Figure scripts:
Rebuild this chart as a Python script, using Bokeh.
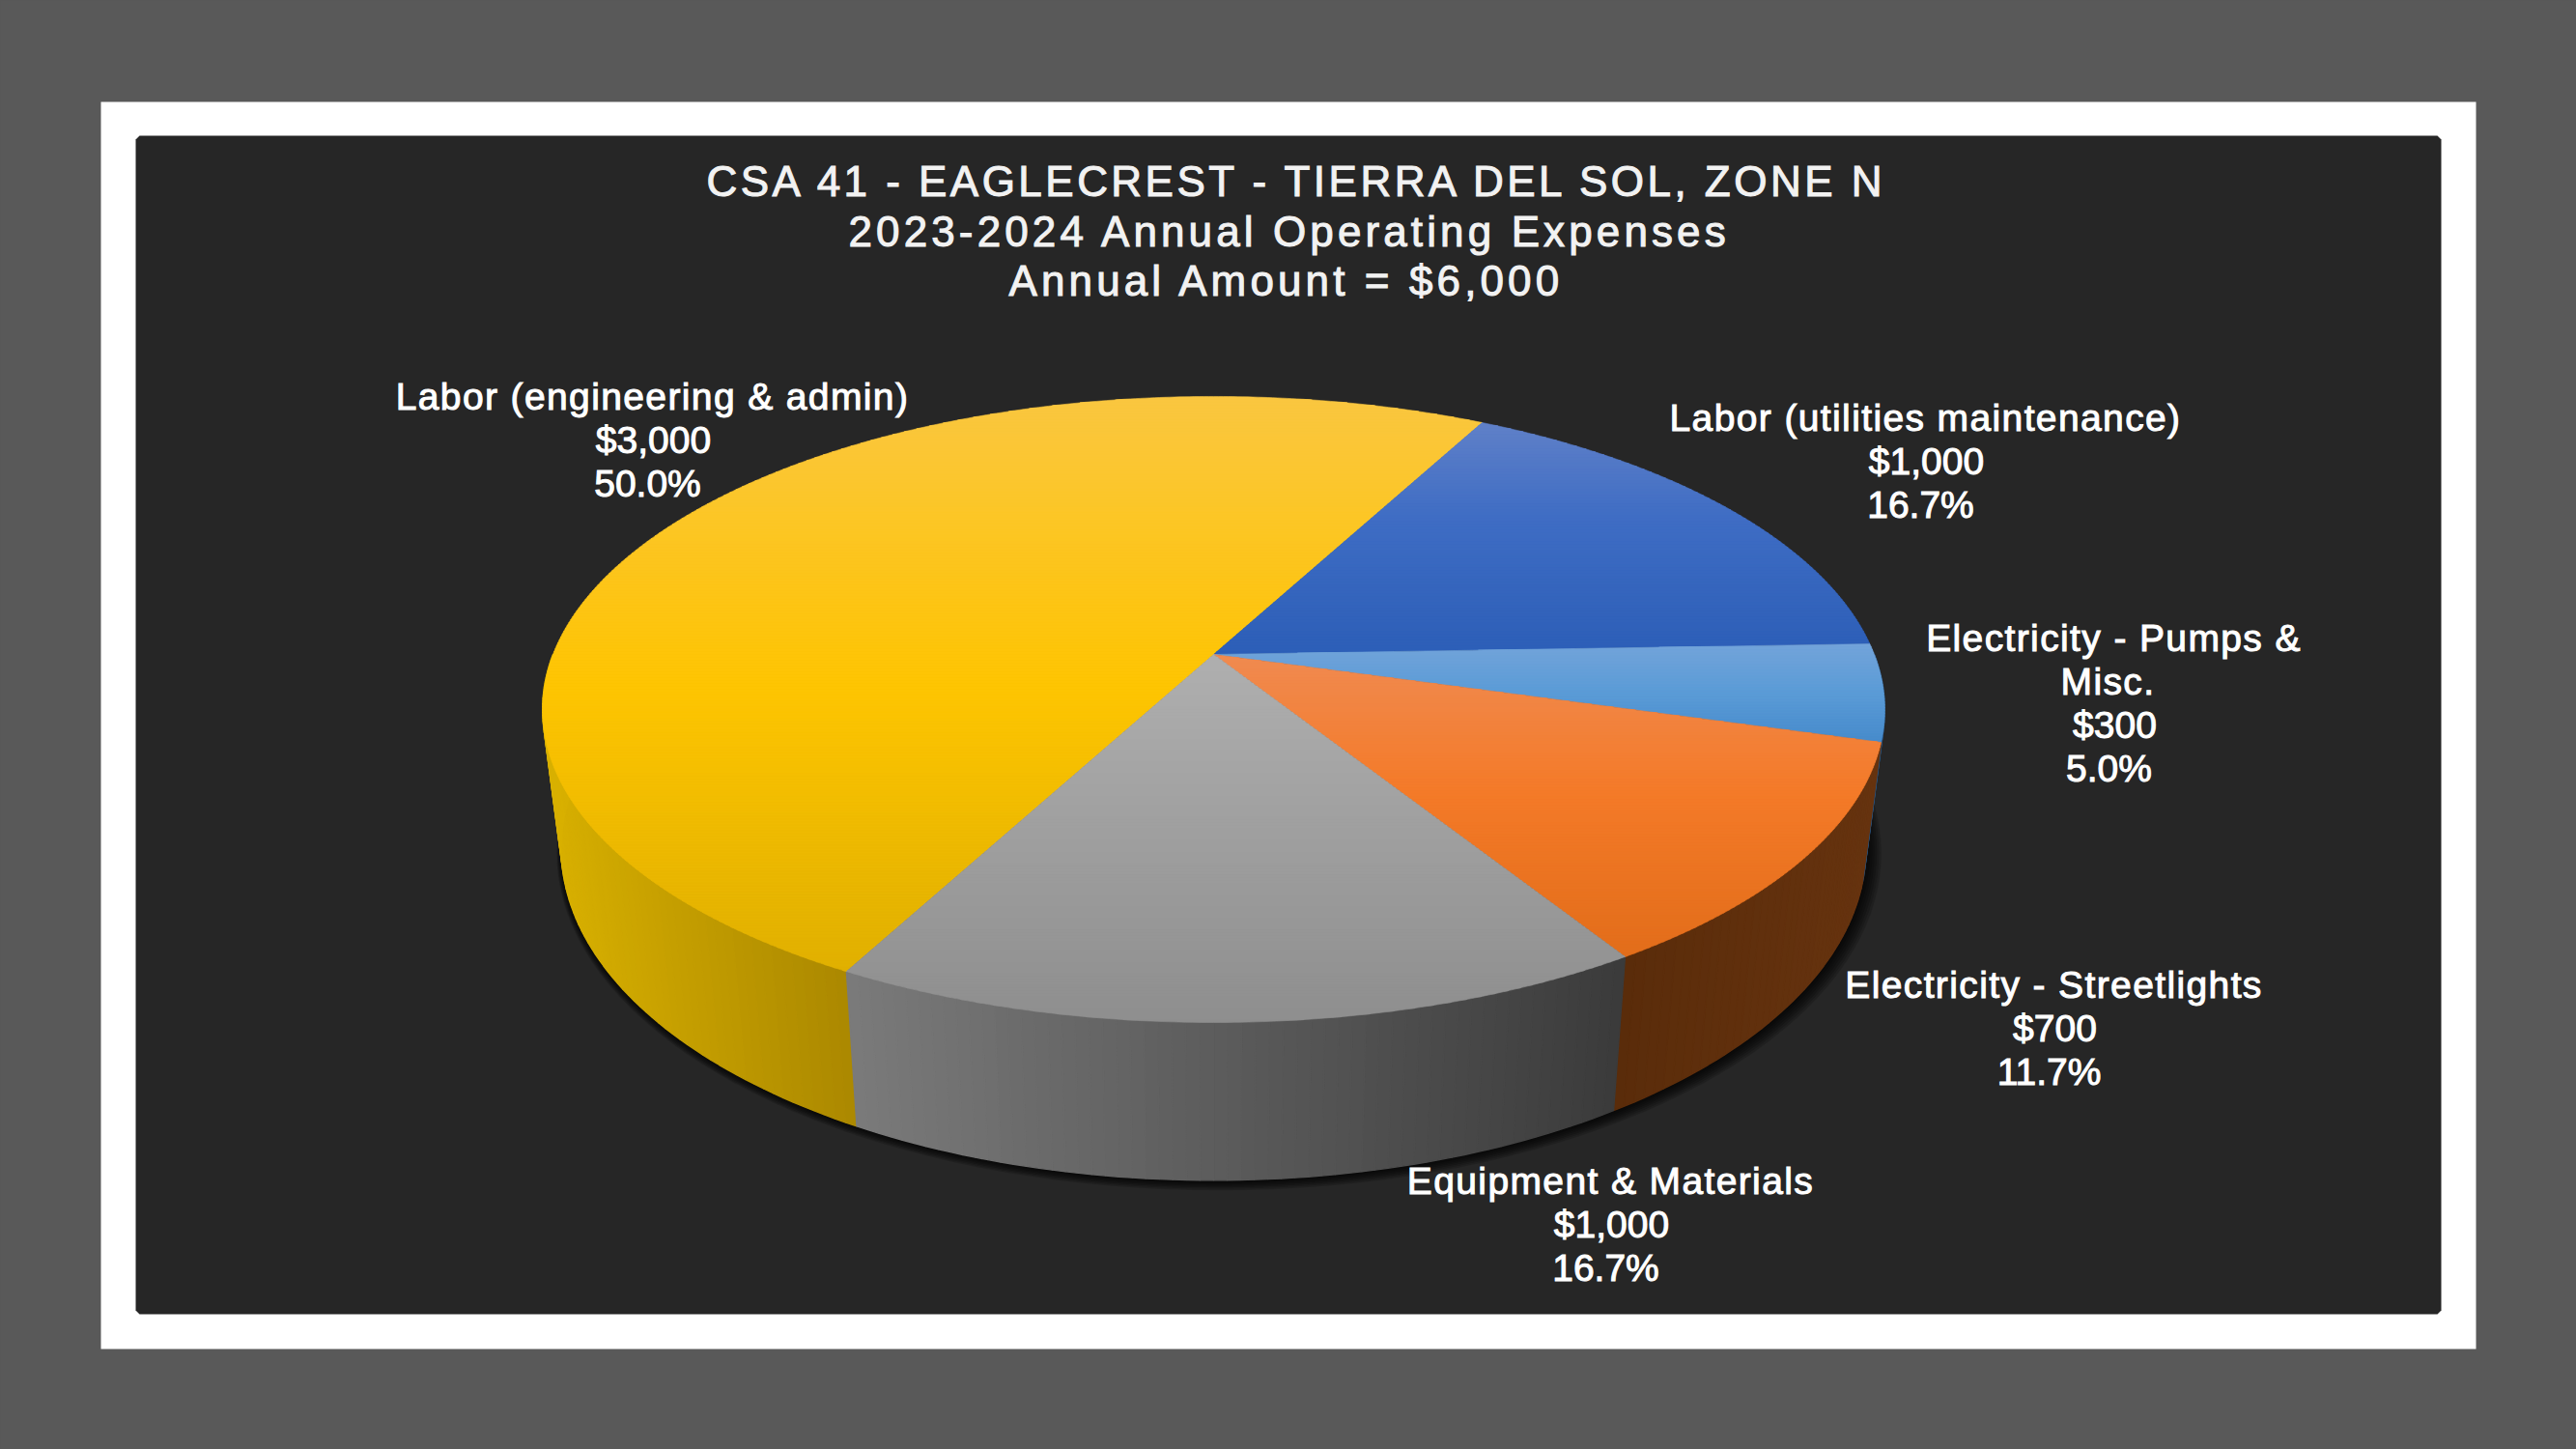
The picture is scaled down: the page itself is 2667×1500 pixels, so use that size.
import math
from bokeh.plotting import figure
from bokeh.layouts import column
from bokeh.embed import file_html
from bokeh.resources import INLINE
from bokeh.core.properties import value

# ---- data ----
categories = ["Labor (engineering & admin)", "Labor (utilities maintenance)",
              "Electricity - Pumps &\nMisc.", "Electricity - Streetlights",
              "Equipment & Materials"]
amounts = [3000, 1000, 300, 700, 1000]
title_lines = ["CSA 41 - EAGLECREST - TIERRA DEL SOL, ZONE N",
               "2023-2024 Annual Operating Expenses",
               "Annual Amount = $6,000"]

# ---- styles ----
top_stops = [
    [(0, "#FAC640"), (.5, "#FEC502"), (1, "#E0B000")],
    [(0, "#5F80C8"), (.4, "#3F6DC4"), (1, "#2C5EB7")],
    [(0, "#72A3DA"), (.5, "#5A9BD6"), (1, "#468ACB")],
    [(0, "#F08A50"), (.45, "#F47A28"), (1, "#E26D1A")],
    [(0, "#AFAFAF"), (1, "#8E8E8E")],
]
wall_stops = [
    [(0, "#D8B000"), (1, "#AB8800")],
    [(0, "#25406F"), (1, "#25406F")],
    [(0, "#2A5078"), (1, "#2A5078")],
    [(0, "#5A2C0A"), (1, "#66330F")],
    [(0, "#7A7A7A"), (1, "#3B3B3B")],
]
W, H = 2667, 1500
CX, CY, A, B, P = 1256.0, 677.0, 684.0, 314.0, 0.1758
LOW_SX, LOW_SY, LOW_CY = 0.972, 1.06, 817.5
START = 208.0
FONT = value("Liberation Sans")


def rgb(h):
    return tuple(int(h[i:i + 2], 16) for i in (1, 3, 5))


def ramp(stops, t):
    t = max(0.0, min(1.0, t))
    for (t0, c0), (t1, c1) in zip(stops, stops[1:]):
        if t <= t1:
            f = (t - t0) / (t1 - t0)
            a, b = rgb(c0), rgb(c1)
            return "#%02x%02x%02x" % tuple(round(a[i] + (b[i] - a[i]) * f) for i in range(3))
    return stops[-1][1]


def top_pt(deg):
    r = math.radians(deg)
    u, v = math.sin(r), math.cos(r)
    k = 1 + P * v
    return CX + A * u / k, CY - B * v / k


def low_pt(deg):
    x, y = top_pt(deg)
    return CX + LOW_SX * (x - CX), LOW_CY + LOW_SY * (y - CY)


def clip_band(poly, y0, y1):
    def clip(pts, inside, yb):
        out = []
        for i in range(len(pts)):
            a, b = pts[i], pts[(i + 1) % len(pts)]
            ia, ib = inside(a[1]), inside(b[1])
            if ia:
                out.append(a)
            if ia != ib:
                f = (yb - a[1]) / (b[1] - a[1])
                out.append((a[0] + (b[0] - a[0]) * f, yb))
        return out
    pts = clip(poly, lambda y: y >= y0, y0)
    if pts:
        pts = clip(pts, lambda y: y <= y1, y1)
    return pts


total = sum(amounts)
spans = []
acc = START
for amt in amounts:
    sweep = 360.0 * amt / total
    spans.append((acc, acc + sweep))
    acc += sweep

wall_x, wall_y, wall_c = [], [], []
top_x, top_y, top_c = [], [], []
for (a0, a1), ts, ws in zip(spans, top_stops, wall_stops):
    # side wall: only the near half of the rim can show
    ranges = [(max(a0, 90), min(a1, 270)), (max(a0 - 360, 90), min(a1 - 360, 270))]
    for r0, r1 in ranges:
        if r1 <= r0:
            continue
        n = max(1, int(math.ceil(r1 - r0)))
        angs = [r0 + (r1 - r0) * i / n for i in range(n + 1)]
        xs_all = [low_pt(a)[0] for a in angs]
        lo, hi = min(xs_all), max(xs_all)
        for a, b in zip(angs, angs[1:]):
            t1, t2, l2, l1 = top_pt(a), top_pt(b), low_pt(b), low_pt(a)
            wall_x.append([t1[0], t2[0], l2[0], l1[0]])
            wall_y.append([t1[1], t2[1], l2[1], l1[1]])
            wall_c.append(ramp(ws, ((l1[0] + l2[0]) / 2 - lo) / max(hi - lo, 1)))
    # top face: convex wedge, cut in horizontal bands for the gradient
    n = max(2, int(a1 - a0) * 2)
    poly = [(CX, CY)] + [top_pt(a0 + (a1 - a0) * i / n) for i in range(n + 1)]
    ymin, ymax = min(p[1] for p in poly), max(p[1] for p in poly)
    y = ymin
    while y < ymax:
        band = clip_band(poly, y, y + 3.5)
        if len(band) >= 3:
            top_x.append([p[0] for p in band])
            top_y.append([p[1] for p in band])
            top_c.append(ramp(ts, (y - ymin) / (ymax - ymin)))
        y += 3

# soft shadow under the lower rim
shadow_layers = []
for k in range(1, 8):
    s = 1 + 0.0022 * k
    pts = [low_pt(i * 2) for i in range(180)]
    shadow_layers.append(([CX + k * 0.8 + s * (p[0] - CX) for p in pts],
                          [LOW_CY + k * 0.6 + s * (p[1] - LOW_CY) for p in pts]))

main = figure(width=W, height=H, x_range=(0, W), y_range=(H, 0), output_backend="svg",
              toolbar_location=None, min_border=0, background_fill_color="#595959",
              border_fill_color="#595959", outline_line_color=None)
main.axis.visible = False
main.grid.visible = False
main.quad(left=104, right=2563, top=105, bottom=1396, fill_color="#FFFFFF", line_color=None)
c = 4
L, R, T, Bt = 140, 2527, 140, 1360
main.patch([L + c, R - c, R, R, R - c, L + c, L, L], [T, T, T + c, Bt - c, Bt, Bt, Bt - c, T + c],
           fill_color="#262626", line_color=None)
for xs, ys in shadow_layers:
    main.patch(xs, ys, fill_color="#000000", fill_alpha=0.16, line_color=None)
main.patches(wall_x, wall_y, fill_color=wall_c, line_color=wall_c, line_width=1.4)
main.patches(top_x, top_y, fill_color=top_c, line_color=top_c, line_width=0.6)


def overlay(spacing):
    """A transparent sheet over the chart whose texts carry their own tracking."""
    fig = figure(width=W, height=H, x_range=(0, W), y_range=(H, 0), output_backend="svg",
                 toolbar_location=None, min_border=0, background_fill_alpha=0,
                 border_fill_alpha=0, outline_line_color=None)
    fig.axis.visible = False
    fig.grid.visible = False
    fig.styles = {"position": "absolute", "left": "0px", "top": "0px", "letter-spacing": f"{spacing}px"}
    return fig


def title_text(fig, xs, ys, lines):
    fig.text(x=xs, y=ys, text=lines, text_color="#F2F2F2", text_outline_color="#F2F2F2",
             text_font=FONT, text_font_size="44px", text_align="left", text_baseline="middle")


head1 = overlay(3.47)
title_text(head1, [731], [187], title_lines[:1])
head2 = overlay(4.12)
title_text(head2, [878, 1044], [239, 290], title_lines[1:])

# label block centres on the page
label_x = [675, 1993, 2188, 2126, 1667]
label_y = [410, 432, 660, 1019, 1222]
LINE = 45
PCT_SHIFT = -6
NAME_TRACK = 1.38
names = overlay(NAME_TRACK)
nx, ny, nt = [], [], []
vx, vy, vt = [], [], []
for name, amt, lx, ly in zip(categories, amounts, label_x, label_y):
    parts = name.split("\n")
    for i, line in enumerate(parts):
        nudge = PCT_SHIFT if i > 0 else 0
        nx.append(lx + nudge - len(line) * NAME_TRACK / 2)
        ny.append(ly + i * LINE)
        nt.append(line)
    for i, line in enumerate([f"${amt:,}", f"{amt / total:.1%}"]):
        vx.append(lx + (PCT_SHIFT if i == 1 else 0) + 1)
        vy.append(ly + (len(parts) + i) * LINE)
        vt.append(line)
names.text(x=nx, y=ny, text=nt, text_color="#FFFFFF", text_outline_color="#FFFFFF", text_font=FONT,
           text_font_size="39px", text_align="center", text_baseline="middle")
main.text(x=vx, y=vy, text=vt, text_color="#FFFFFF", text_outline_color="#FFFFFF", text_font=FONT,
          text_font_size="39px", text_align="center", text_baseline="middle")

page = column(main, head1, head2, names, spacing=0)
html = file_html(page, INLINE)
html = html.replace("</head>", "<style>html,body{margin:0;padding:0;background:#595959;overflow:hidden}</style></head>", 1)
open("out.html", "w").write(html)
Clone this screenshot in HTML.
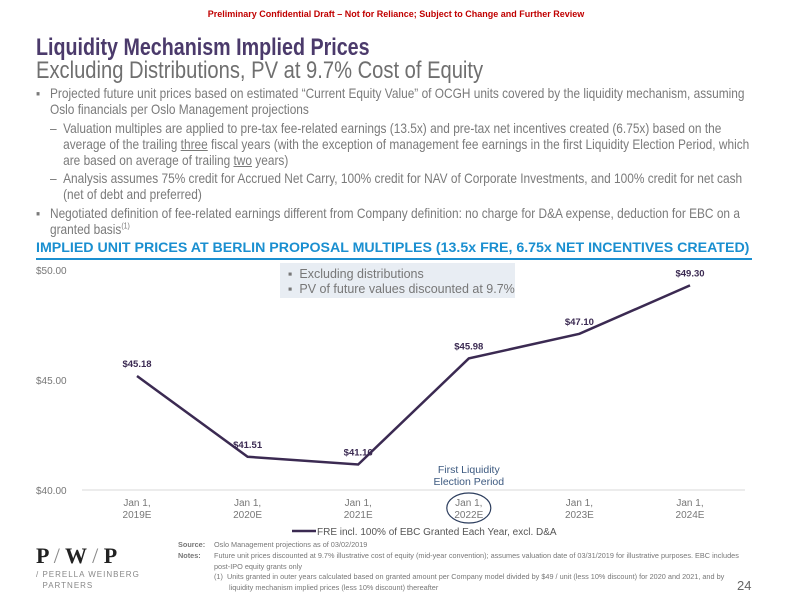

### WHAT IS NEEDED:
Beginning with the first line of the records above, extract each line exactly through the line that holds "return tuple(int(h[i:i +", both ends included. Omit pictures.

### FINAL RESULT:
Rebuild this chart as a Python script, using Bokeh.
The picture is scaled down: the page itself is 2667×1500 pixels, so use that size.
import math
from bokeh.plotting import figure
from bokeh.layouts import column
from bokeh.embed import file_html
from bokeh.resources import INLINE
from bokeh.core.properties import value

# ---- data ----
categories = ["Labor (engineering & admin)", "Labor (utilities maintenance)",
              "Electricity - Pumps &\nMisc.", "Electricity - Streetlights",
              "Equipment & Materials"]
amounts = [3000, 1000, 300, 700, 1000]
title_lines = ["CSA 41 - EAGLECREST - TIERRA DEL SOL, ZONE N",
               "2023-2024 Annual Operating Expenses",
               "Annual Amount = $6,000"]

# ---- styles ----
top_stops = [
    [(0, "#FAC640"), (.5, "#FEC502"), (1, "#E0B000")],
    [(0, "#5F80C8"), (.4, "#3F6DC4"), (1, "#2C5EB7")],
    [(0, "#72A3DA"), (.5, "#5A9BD6"), (1, "#468ACB")],
    [(0, "#F08A50"), (.45, "#F47A28"), (1, "#E26D1A")],
    [(0, "#AFAFAF"), (1, "#8E8E8E")],
]
wall_stops = [
    [(0, "#D8B000"), (1, "#AB8800")],
    [(0, "#25406F"), (1, "#25406F")],
    [(0, "#2A5078"), (1, "#2A5078")],
    [(0, "#5A2C0A"), (1, "#66330F")],
    [(0, "#7A7A7A"), (1, "#3B3B3B")],
]
W, H = 2667, 1500
CX, CY, A, B, P = 1256.0, 677.0, 684.0, 314.0, 0.1758
LOW_SX, LOW_SY, LOW_CY = 0.972, 1.06, 817.5
START = 208.0
FONT = value("Liberation Sans")


def rgb(h):
    return tuple(int(h[i:i + 2], 16) for i in (1, 3, 5))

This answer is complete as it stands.